Vai chata e comprida a crise no Sporting, como a espada do D. Afonso Henriques.
Mas parece que era inevitável.
Como nos casos BPN, BPP, BES/NOVO BANCO/PT, no processo Casa Pia ou no caso do assalto ao poder de José Sócrates, ninguém é culpado.
Ninguém elegeu ou se absteve.
Ninguém viu.
Ninguém sabe.
E contudo, o “sistema” parece que funciona.
Há candidatos.
Há eleições.
Há órgãos de fiscalização.
E tudo.
Mas sistema está totalmente pervertido e só aparentemente funciona.
Desde logo, o problema base e transversal de Portugal é evidentemente sociológico: o índice geral de literacia em Portugal é absolutamente problemático.
Depois, a pirâmide virtuosa está totalmente invertida.
Princípios, valores e regras (por ex., educação) estão completamente em baixo.
O poder brutal, puro e duro do dinheiro está completamente em cima e parece hoje que definitivamente vale tudo ou quase tudo.

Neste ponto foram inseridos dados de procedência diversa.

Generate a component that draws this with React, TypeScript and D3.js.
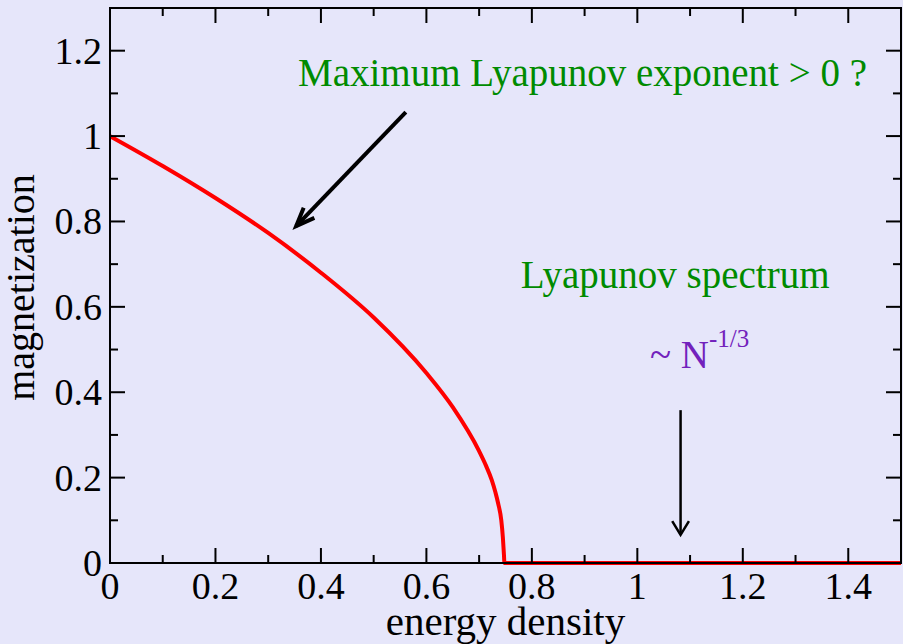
import React from "react";
import * as d3 from "d3";

// Magnetization vs energy density
const energy = [0, 0.1, 0.2, 0.3, 0.4, 0.5, 0.6, 0.65, 0.7, 0.713, 0.724, 0.731, 0.736, 0.742, 0.745, 0.747, 0.748, 1.5];
const magnetization = [1, 0.93, 0.855, 0.773, 0.68, 0.575, 0.445, 0.365, 0.262, 0.228, 0.194, 0.165, 0.14, 0.1, 0.06, 0.02, 0, 0];

const xMajor = [0, 0.2, 0.4, 0.6, 0.8, 1, 1.2, 1.4];
const xMinor = [0.1, 0.3, 0.5, 0.7, 0.9, 1.1, 1.3, 1.5];
const yMajor = [0, 0.2, 0.4, 0.6, 0.8, 1, 1.2];
const yMinor = [0.1, 0.3, 0.5, 0.7, 0.9, 1.1, 1.3];
const xTickLabels = ["0", "0.2", "0.4", "0.6", "0.8", "1", "1.2", "1.4"];
const yTickLabels = ["0", "0.2", "0.4", "0.6", "0.8", "1", "1.2"];

const W = 903;
const H = 644;
const plot = { left: 110, right: 901, top: 8, bottom: 563 };

const BG = "#e6e6fa";
const GREEN = "rgb(0,139,0)";
const INDIGO = "rgb(114,33,188)";
const FONT = "'Liberation Serif', 'Times New Roman', serif";

function arrowHead(x1: number, y1: number, x2: number, y2: number, len: number, spread: number) {
  const a = Math.atan2(y2 - y1, x2 - x1);
  const p1 = [x2 - len * Math.cos(a - spread), y2 - len * Math.sin(a - spread)];
  const p2 = [x2 - len * Math.cos(a + spread), y2 - len * Math.sin(a + spread)];
  return `M${p1[0]},${p1[1]}L${x2},${y2}L${p2[0]},${p2[1]}`;
}

export default function App() {
  const x = d3.scaleLinear().domain([0, 1.5]).range([plot.left, plot.right]);
  const y = d3.scaleLinear().domain([0, 1.3]).range([plot.bottom, plot.top]);

  const line = d3
    .line<number>()
    .x((_, i) => x(energy[i]))
    .y((d) => y(d))
    .curve(d3.curveMonotoneX);

  const majorLen = 15;
  const minorLen = 8;

  // annotation arrows in data coordinates
  const a1 = { x1: x(0.561), y1: y(1.056), x2: x(0.353), y2: y(0.789) };
  const a2 = { x1: x(1.082), y1: y(0.358), x2: x(1.082), y2: y(0.066) };

  return (
    <svg
      width={W}
      height={H}
      style={{ position: "absolute", left: 0, top: 0, fontFamily: FONT }}
      fontFamily={FONT}
    >
      <rect x={0} y={0} width={W} height={H} fill={BG} />

      <path d={line(magnetization) || ""} fill="none" stroke="red" strokeWidth={4} strokeLinejoin="round" />

      {/* frame */}
      <rect
        x={plot.left}
        y={plot.top}
        width={plot.right - plot.left}
        height={plot.bottom - plot.top}
        fill="none"
        stroke="black"
        strokeWidth={2}
      />

      {/* ticks, mirrored on all sides */}
      <g stroke="black" strokeWidth={2}>
        {xMajor.map((v) => (
          <g key={"xM" + v}>
            <line x1={x(v)} x2={x(v)} y1={plot.bottom} y2={plot.bottom - majorLen} />
            <line x1={x(v)} x2={x(v)} y1={plot.top} y2={plot.top + majorLen} />
          </g>
        ))}
        {xMinor.map((v) => (
          <g key={"xm" + v}>
            <line x1={x(v)} x2={x(v)} y1={plot.bottom} y2={plot.bottom - minorLen} />
            <line x1={x(v)} x2={x(v)} y1={plot.top} y2={plot.top + minorLen} />
          </g>
        ))}
        {yMajor.map((v) => (
          <g key={"yM" + v}>
            <line x1={plot.left} x2={plot.left + majorLen} y1={y(v)} y2={y(v)} />
            <line x1={plot.right} x2={plot.right - majorLen} y1={y(v)} y2={y(v)} />
          </g>
        ))}
        {yMinor.map((v) => (
          <g key={"ym" + v}>
            <line x1={plot.left} x2={plot.left + minorLen} y1={y(v)} y2={y(v)} />
            <line x1={plot.right} x2={plot.right - minorLen} y1={y(v)} y2={y(v)} />
          </g>
        ))}
      </g>

      {/* tick labels */}
      <g fontSize={38} fill="black">
        {xMajor.map((v, i) => (
          <text key={"xl" + v} x={x(v)} y={599} textAnchor="middle">
            {xTickLabels[i]}
          </text>
        ))}
        {yMajor.map((v, i) => (
          <text key={"yl" + v} x={102} y={y(v)} textAnchor="end" dominantBaseline="central">
            {yTickLabels[i]}
          </text>
        ))}
      </g>

      {/* axis titles */}
      <text x={(plot.left + plot.right) / 2} y={635} textAnchor="middle" fontSize={41} fill="black">
        energy density
      </text>
      <text
        transform={`translate(34,${(plot.top + plot.bottom) / 2 + 2}) rotate(-90)`}
        textAnchor="middle"
        fontSize={40}
        fill="black"
      >
        magnetization
      </text>

      {/* annotations */}
      <text x={x(0.3565)} y={y(1.117)} fontSize={39} fill={GREEN}>
        Maximum Lyapunov exponent &gt; 0 ?
      </text>
      <text x={x(0.779)} y={y(0.644)} fontSize={39} fill={GREEN}>
        Lyapunov spectrum
      </text>
      <text x={x(1.024)} y={y(0.457)} fontSize={39} fill={INDIGO}>
        ~ N
        <tspan fontSize={25} dy={-21}>
          -1/3
        </tspan>
      </text>

      <g stroke="black" fill="none" strokeLinecap="butt">
        <line x1={a1.x1} y1={a1.y1} x2={a1.x2} y2={a1.y2} strokeWidth={4} />
        <path d={arrowHead(a1.x1, a1.y1, a1.x2, a1.y2, 20, 0.38)} strokeWidth={4} strokeLinejoin="miter" />
        <line x1={a2.x1} y1={a2.y1} x2={a2.x2} y2={a2.y2} strokeWidth={2.5} />
        <path d={arrowHead(a2.x1, a2.y1, a2.x2, a2.y2, 16, 0.55)} strokeWidth={2.5} />
      </g>
    </svg>
  );
}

A crise do Sporting não é desportiva.
Não é a concorrência salutar entre duas visões/ambições válidas para o clube, ao serviço dos associados e do desporto em geral.
A crise do Sporting é uma luta diferente.
Em que sobreleva uma escondida, ampla, transversal e encavalitada teia de interesses, sempre com (demasiado) dinheiro à cabeça.
Face a todos esses interesses em jogo é rigorosa e tipicamente disso que fala a operação de violência friamente induzida, mobilizada e organizada parece que internamente em Alcochete contra os jogadores e equipa técnica.
Como nos casos BPN, BPP, BES/NOVO BANCO/PT, no processo Casa Pia ou na tentativa do assalto ao poder de José Sócrates, também no Sporting a solução eficiente acabará por ser judiciária.
Mas é um erro a validação definitiva e inevitável desse cenário de judicialização.
Porque um país, se o quer ser a sério, tem de ser feito por pessoas livres e adultas, institucionalmente rico, criativo e independente.
Não pode ser um doente acamado em permanência e gerido pelas intervenções sistemáticas e sem alternativa útil dos poderes policial e judicial, com remessas regulares de inquilinos para o sistema prisional.
Tem de ter bancos bons com equipas de gestão sérias, honestas e preparadas, tem de ter governantes sérios, honestos e competentes eleitos em actos eleitorais abertos, amplos, participados em grau máximo e escrutinados, tem de ter ao serviço da população associações desportivas decentes, transparentes e competitivas que não se trasvestem em casinos, máquinas de reciclar dinheiro fácil, puras fachadas para negócios mais ou menos escuros ou oportunidades mediáticas.
Portugal tem mesmo de mudar se o quiser ser.
O resto é a barracal “guerra” de palavras e insultos que escondem um vazio deprimente e essencial.
A política, a banca e o futebol, infelizmente, podem ser uma ponta do icebergue.